O pagamento destes adicionais aos agentes públicos nem sempre teve este entendimento, porque o cargo eletivo de gestor político não possui previsão legal de formar e concluir o período aquisitivo de férias para gozar 30 dias de descanso. No estado, um entendimento do Tribunal de Contas do Estado (TCERS) pacificou a questão em 2014, com a definição da necessidade de pagamento de benefícios como férias, 13º e suas proporcionalidades, e acabou com um dos grandes mitos que envolvem a relação de trabalho entre os servidores públicos ocupantes de cargos comissionados e os poderes públicos: o de que, em caso de exoneração, eles não possuem direito a receber as verbas indenizatórias advindas da rescisão do vínculo.

Ao contrário, a legislação atual permite a possibilidade de ressarcimento das férias não pagas, autorizando a conversão em dinheiro de apenas um terço das férias adquiridas e efetivamente não gozadas, e uma lei complementar garante que são indenizáveis as férias não gozadas.
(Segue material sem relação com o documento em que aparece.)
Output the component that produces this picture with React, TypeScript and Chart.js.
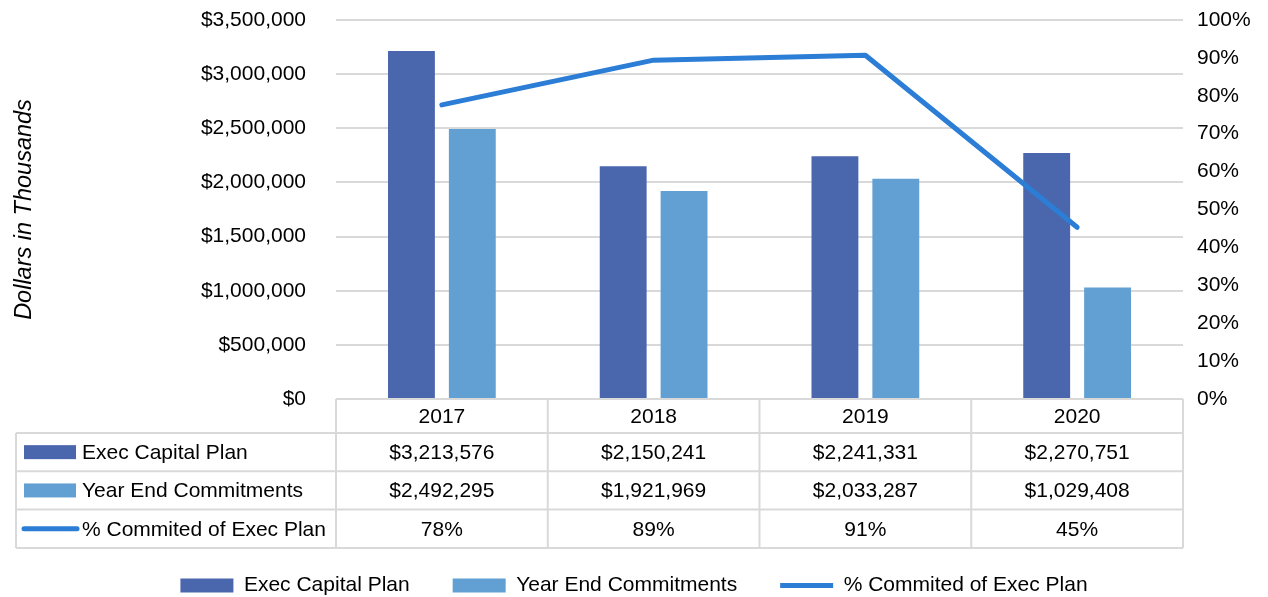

O acúmulo de férias vencidas é possível no caso de necessidade do serviço, o que significa que o servidor poderá deixar de usufruir as férias de um dado exercício para exercê-la em outro posterior. A limitação temporal de dois períodos tem a finalidade de proteger o servidor de abusos por parte da Administração Pública, que poderia se utilizar deste critério discricionário e enclausurar o servidor na repartição.

Nos tribunais superiores, vale o entendimento de que a impossibilidade legal de acumular férias vencidas e não tiradas por mais de dois períodos deve ser interpretada apenas para comprovação das férias pelo servidor, destinando-se tal regra à Administração, mas não implicando na perda do direito aos valores relativos às férias no caso do acúmulo por mais de dois períodos.

Em 2017, o plenário do Supremo Tribunal Federal (STF) decidiu pela constitucionalidade de pagamento de férias a prefeitos e vices. Por maioria, venceu o voto proposto pelo ministro Luís Roberto Barroso, que divergiu parcialmente do relator, ministro Marco Aurélio. A decisão mudou um entendimento do Tribunal de Justiça do Rio Grande do Sul (TJ-RS), que havia julgado inconstitucional uma lei municipal que previa o pagamento de verba de representação, terço de férias e 13º aos ocupantes do Executivo local. Para o TJ, a norma feriria o dispositivo constitucional que impede o acréscimo de qualquer gratificação, adicional, abono, prêmio, verba de remuneração ou outra parcela remuneratória aos subsídios dos detentores de mandatos eletivos. Com o entendimento dos ministros Luiz Fux, que seguiu a divergência aberta pelo ministro Barroso, Teori Zavascki, Rosa Weber, Dias Toffoli e Gilmar Mendes, o terço de férias e o 13º ficaram garantidos como direitos de todos os trabalhadores, inclusive dos agentes políticos.

No caso dos valores pagos pela prefeitura, é possível dizer que a administração cumpriu com os novos entendimentos das cortes a respeito do caso, mas é a comprovação dos períodos e seus respectivos pagamentos que precisam ser melhor demonstrados para identificar se o ex-prefeito gozou dos períodos de férias sem receber regularmente no período. A inconsistência da resposta da administração atual em não detalhar todos os procedimentos acaba demonstrando que ainda há muito o que ser feito para garantir uma efetiva transparência das contas do Executivo.